I explained the problem to a young lad at the garage, he put a couple of wires on the battery and said, “yep, you were right, dead as Jacko.  A new one is... fifty quid.”  He looked up at me, awaiting my decision.  I was caught:  Did I pay for a new battery, or did I lie on my living room floor as the blood drained out my artery?  Having taken all my tools out the boot to make way for holiday packing, I asked him to install it for me and spent a quarter-of-an-hour looking for my wallet.  I had to drag ngaio back to the garage to pay in my steed if it had been sacrificed the previous day at some point.

If I was writing this on Saturday afternoon, as I was planning to, this would be the end of the story.  I’m not writing this on Saturday afternoon because our ISP had cut us off for not paying the bill, and after Stevie’s bills we couldn’t afford to make it up to them.  Can’t afford to.
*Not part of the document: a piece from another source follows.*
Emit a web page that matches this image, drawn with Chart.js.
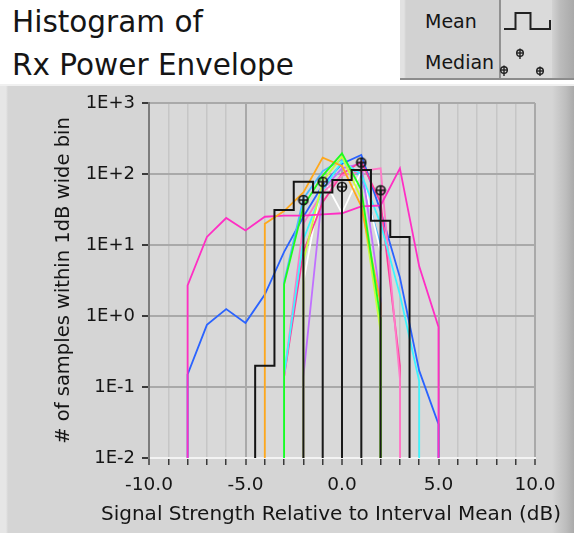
<!DOCTYPE html>
<html>
<head>
<meta charset="utf-8">
<title>Histogram of Rx Power Envelope</title>
<script src="https://cdn.jsdelivr.net/npm/chart.js@4.4.1/dist/chart.umd.min.js"></script>
<style>
  html, body { margin: 0; padding: 0; background: #fff; }
  #wrap { position: relative; width: 574px; height: 533px; overflow: hidden; font-family: "DejaVu Sans", sans-serif; color: #151515; }
  #panel { position: absolute; left: 0; top: 84px; width: 574px; height: 449px; box-sizing: border-box;
           border-top: 2px solid #f0f0f0;
           background: linear-gradient(to right, #e6e6e6 0px, #e6e6e6 6px, #d5d5d5 8px, #d5d5d5 552px, #bdbdbd 566px, #aaaaaa 574px); }
  #title { position: absolute; left: 12px; top: 1px; font-size: 29.5px; line-height: 43px; white-space: nowrap; }
  #xtitle { position: absolute; left: 101px; top: 501px; font-size: 20px; line-height: 24px; white-space: nowrap; z-index: 2; }
  #legend { position: absolute; left: 400px; top: 0; width: 174px; height: 80px;
            background: linear-gradient(to right, #e2e2e2 0px, #e2e2e2 4px, #d2d2d2 6px, #d2d2d2 152px, #bcbcbc 160px, #a9a9a9 174px);
            border-bottom: 2px solid #8c8c8c; box-sizing: border-box; }
  #legend .lbl { position: absolute; left: 25px; font-size: 19px; line-height: 22px; white-space: nowrap; }
  #legend svg { position: absolute; left: 0; top: 0; }
  #c { position: absolute; left: 0; top: 0; }
</style>
</head>
<body>
<div id="wrap">
  <div id="panel"></div>
  <div id="title">Histogram of<br>Rx Power Envelope</div>
  <div id="legend">
    <svg width="174" height="80">
      <rect x="100" y="0" width="52" height="78" fill="#dadada"/>
      <line x1="100" y1="0" x2="100" y2="78" stroke="#7a7a7a" stroke-width="1.5"/>
      <polyline points="104,29 115.5,29 115.5,13 130.5,13 130.5,29 150,29 150,20" fill="none" stroke="#222" stroke-width="2"/>
      <g stroke="#222" stroke-width="1.4" fill="none">
        <circle cx="104" cy="70" r="3.3"/><line x1="100.5" y1="70" x2="107.5" y2="70"/><line x1="104" y1="65.5" x2="104" y2="76"/>
        <circle cx="120" cy="53" r="3.3"/><line x1="116.5" y1="53" x2="123.5" y2="53"/><line x1="120" y1="48.5" x2="120" y2="59"/>
        <circle cx="140" cy="71" r="3.3"/><line x1="136.5" y1="71" x2="143.5" y2="71"/><line x1="140" y1="66.5" x2="140" y2="76"/>
      </g>
    </svg>
    <div class="lbl" style="top:10px">Mean</div>
    <div class="lbl" style="top:51px">Median</div>
  </div>
  <canvas id="c" width="574" height="533"></canvas>
  <div id="xtitle">Signal Strength Relative to Interval Mean (dB)</div>
</div>
<script>
// bin centres (dB), 1 dB wide bins
const binX = [-8, -7, -6, -5, -4, -3, -2, -1, 0, 1, 2, 3, 4, 5];
const binWidth = 1;

// per-interval histograms (counts per bin, 0 = empty bin)
const magentaCounts = [2.7, 13, 24, 16, 25, 26, 26, 27, 28, 35, 36, 120, 5, 0.7];
const blueCounts    = [0.15, 0.75, 1.25, 0.8, 2.0, 8, 25, 70, 140, 185, 30, 3.5, 0.17, 0.03];
const orangeCounts  = [0, 0, 0, 0, 20, 30, 55, 170, 130, 35, 1.5, 0, 0, 0];
const greenCounts   = [0, 0, 0, 0, 0, 2.8, 35, 95, 195, 60, 0.9, 0, 0, 0];
const cyanCounts    = [0, 0, 0, 0, 0, 0.15, 12, 60, 150, 100, 20, 2, 0.12, 0];
const pinkCounts    = [0, 0, 0, 0, 0, 0.14, 20, 55, 95, 110, 120, 0.13, 0, 0];
const purpleCounts  = [0, 0, 0, 0, 0, 0, 0.14, 60, 120, 140, 1.7, 0, 0, 0];
const whiteCounts   = [0, 0, 0, 0, 0, 0, 3, 90, 28, 110, 8, 0, 0, 0];
const limeCounts    = [0, 0, 0, 0, 0, 0, 6, 80, 175, 45, 0.6, 0, 0, 0];
const skyCounts     = [0, 0, 0, 0, 0, 3, 45, 110, 160, 90, 10, 0, 0, 0];
const roseCounts    = [0, 0, 0, 0, 0, 0.14, 8, 40, 100, 150, 40, 0.2, 0, 0];

// mean histogram and medians
const meanCounts = [0, 0, 0, 0, 0.2, 31, 78, 55, 82, 114, 22, 13, 0, 0];
const medianX = [-2, -1, 0, 1, 2];
const medianY = [43, 78, 66, 145, 59];

// axes
const xMin = -10, xMax = 10;
const xLabelValues = [-10, -5, 0, 5, 10];
const xTickLabels = ['-10.0', '-5.0', '0.0', '5.0', '10.0'];
const yTickValues = [0.01, 0.1, 1, 10, 100, 1000];
const yTickLabels = ['1E-2', '1E-1', '1E+0', '1E+1', '1E+2', '1E+3'];
const yMin = yTickValues[0], yMax = yTickValues[yTickValues.length - 1];

// log(0) is drawn as a drop to the bottom edge
function histPoints(counts) {
  const pts = [];
  counts.forEach((c, i) => { if (c > 0) pts.push({ x: binX[i], y: c }); });
  const first = pts[0].x, last = pts[pts.length - 1].x;
  return [{ x: first, y: yMin }, ...pts, { x: last, y: yMin }];
}

function stepPoints(counts) {
  const pts = [];
  let lastX = null;
  counts.forEach((c, i) => {
    if (c > 0) { pts.push({ x: binX[i] - binWidth / 2, y: c }); lastX = binX[i] + binWidth / 2; }
  });
  return [{ x: pts[0].x, y: yMin }, ...pts, { x: lastX, y: yMin }];
}

function dropPoints(xs, ys) {
  return xs.flatMap((x, i) => [{ x, y: yMin }, { x, y: ys[i] }, { x, y: null }]);
}

function medianGlyph() {
  const c = document.createElement('canvas');
  c.width = 12; c.height = 12;
  const g = c.getContext('2d');
  g.strokeStyle = '#111';
  g.lineWidth = 1.7;
  g.beginPath(); g.arc(6, 6, 4.5, 0, Math.PI * 2); g.stroke();
  g.beginPath();
  g.moveTo(1.5, 6); g.lineTo(10.5, 6);
  g.moveTo(6, 1.5); g.lineTo(6, 10.5);
  g.stroke();
  return c;
}

const series = [
  { counts: greenCounts, color: '#1cff1c' },
  { counts: orangeCounts, color: '#ffa81c' },
  { counts: magentaCounts, color: '#ff2ec4' },
  { counts: limeCounts, color: '#c8ff3c' },
  { counts: cyanCounts, color: '#3cf6ff' },
  { counts: pinkCounts, color: '#ff7ac8' },
  { counts: roseCounts, color: '#ff3c9c' },
  { counts: purpleCounts, color: '#c070ff' },
  { counts: whiteCounts, color: '#ffffff' },
  { counts: skyCounts, color: '#4cb8ff' },
  { counts: blueCounts, color: '#2a63ff' }
];

const datasets = [
  {
    label: 'Median', data: medianX.map((x, i) => ({ x, y: medianY[i] })),
    showLine: false, pointStyle: medianGlyph(), pointRadius: 6, order: 0
  },
  {
    label: 'Median drop', data: dropPoints(medianX, medianY),
    borderColor: '#1a1a1a', borderWidth: 2, pointRadius: 0, spanGaps: false, order: 1
  },
  {
    label: 'Mean', data: stepPoints(meanCounts), stepped: 'before',
    borderColor: '#141414', borderWidth: 2, pointRadius: 0, order: 2
  },
  ...series.map((s, i) => ({
    label: 'interval ' + (i + 1), data: histPoints(s.counts),
    borderColor: s.color, borderWidth: 1.8, pointRadius: 0, order: 3 + i
  }))
];

const plotBg = {
  id: 'plotBg',
  beforeDraw(chart) {
    const { ctx, chartArea: a } = chart;
    ctx.save();
    ctx.fillStyle = '#d9d9d9';
    ctx.fillRect(a.left, a.top, a.right - a.left, a.bottom - a.top);
    ctx.restore();
  }
};

const axisFont = { family: 'DejaVu Sans', size: 18 };

new Chart(document.getElementById('c'), {
  type: 'line',
  data: { datasets },
  plugins: [plotBg],
  options: {
    responsive: false,
    devicePixelRatio: 1,
    animation: false,
    layout: { padding: { left: 52, top: 103, right: 39, bottom: 0 } },
    plugins: { legend: { display: false }, tooltip: { enabled: false } },
    elements: { line: { tension: 0 } },
    scales: {
      x: {
        type: 'linear', min: xMin, max: xMax,
        afterFit: s => { s.height = 75; },
        ticks: {
          stepSize: 1, autoSkip: false, maxRotation: 0, padding: 9,
          color: '#151515', font: { family: 'DejaVu Sans', size: 18.5 },
          callback: v => { const k = xLabelValues.indexOf(v); return k >= 0 ? xTickLabels[k] : ''; }
        },
        grid: {
          color: c => (c.tick && c.tick.value % 5 === 0) ? '#a9a9a9' : '#c6c6c6',
          lineWidth: c => (c.tick && c.tick.value % 5 === 0) ? 2 : 1.5,
          tickColor: '#3a3a3a', tickLength: 7, tickWidth: 1.5
        },
        border: { color: '#f3f3f3', width: 2 }
      },
      y: {
        type: 'logarithmic', min: yMin, max: yMax,
        afterFit: s => { s.width = 97; },
        afterBuildTicks: s => { s.ticks = yTickValues.map(v => ({ value: v })); },
        ticks: {
          autoSkip: false, padding: 7, color: '#151515', font: axisFont,
          callback: v => yTickLabels[yTickValues.indexOf(v)]
        },
        grid: { color: '#a9a9a9', lineWidth: 2, tickColor: '#3a3a3a', tickLength: 7, tickWidth: 2 },
        border: { color: '#7c7c7c', width: 2 },
        title: {
          display: true, text: '# of samples within 1dB wide bin',
          color: '#151515', font: { family: 'DejaVu Sans', size: 19.5 }, padding: { top: 0, bottom: 0 }
        }
      }
    }
  }
});
</script>
</body>
</html>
The story picks up on Monday morning, on the way to work.  There we are, on the A5, chatting about what Stevie had taught us during the trip on Friday.  There’s a clunk.  I put my foot down to accelerate, and get nothing.  So I change down, and try again.  Nothing.  As I’m pondering this, Allegra’s eyes have gone wide.  “Dylan, there’s smoke coming out the bonnet--pull over!”  She was right.  White smoke was coming out the bonnet like bad eighties special effects, and was being blown into the cabin through the air vents.  Something was dripping through the passenger’s footwell onto Allegra’s feet.  I pulled over, tried to put the hazard lights on and failed.  Opening the bonnet, I found that the battery had welded itself to it.  We called the RAC as traffic pulled around us.  The A5 is a single carriage way, tightly weaving through the Welsh landscape, and we were blocking it.  It wasn’t long before we had a police car flashing blues and twos either side of us, directing traffic.  The RAC man turned up, and gave us a tow back to the garage.

When we got there, I popped the bonnet and he took the battery out.  Acid dribbled out of it in a steady stream.  “Your battery’s fucked... your electrics probably fucked, too.”  The manager from the garage came out, and agreed with him.  “There’s no restraining bolt holding the battery down,” the manager said.  “It just bounced up and hit the bonnet.  You’re lucky it didn’t explode.  The lad who fitted it isn’t in today, but I’m going to have A Word with him...”

I’ve had a car for the last ten years.  Public transport is something of a foreign world to me.  When I was a kid, I took the bus all the time.  A lot has changed in the last ten years, including where I live.  ngaio is a regular busser, and Allegra is a smart cookie, so they arranged transport to and from work while I was hiding in the internets. 

The garage are replacing the battery and fixing the wiring for me at no charge.  It’s amazing.  They’re wonderful.  It’ll be ready to pick up Wednesday night, but we’ve already got weekly bus tickets so we’re going to bus it to work and back all week.  Between the alternator being fixed (which had been on the fritz for a while), the battery being replaced (which randomly discharged overnight in Scotland and was probably on the fritz) and the wiring being replaced (which had been on the fritz for a while), I’m ending up with a better car then when I started.

Almost.  The brakes are grinding, which I’m told is a bad thing.

So, in conclusion... does anyone know a good--and by good I mean fuel efficient and reliable--and by reliable I mean German--erm--3 door, 1.4 ltr car I can get second hand for between £1,500 and £2,000?



1 comment:

Jo Thomas said...

A good holiday but not such a good return, then! I hope better luck follows.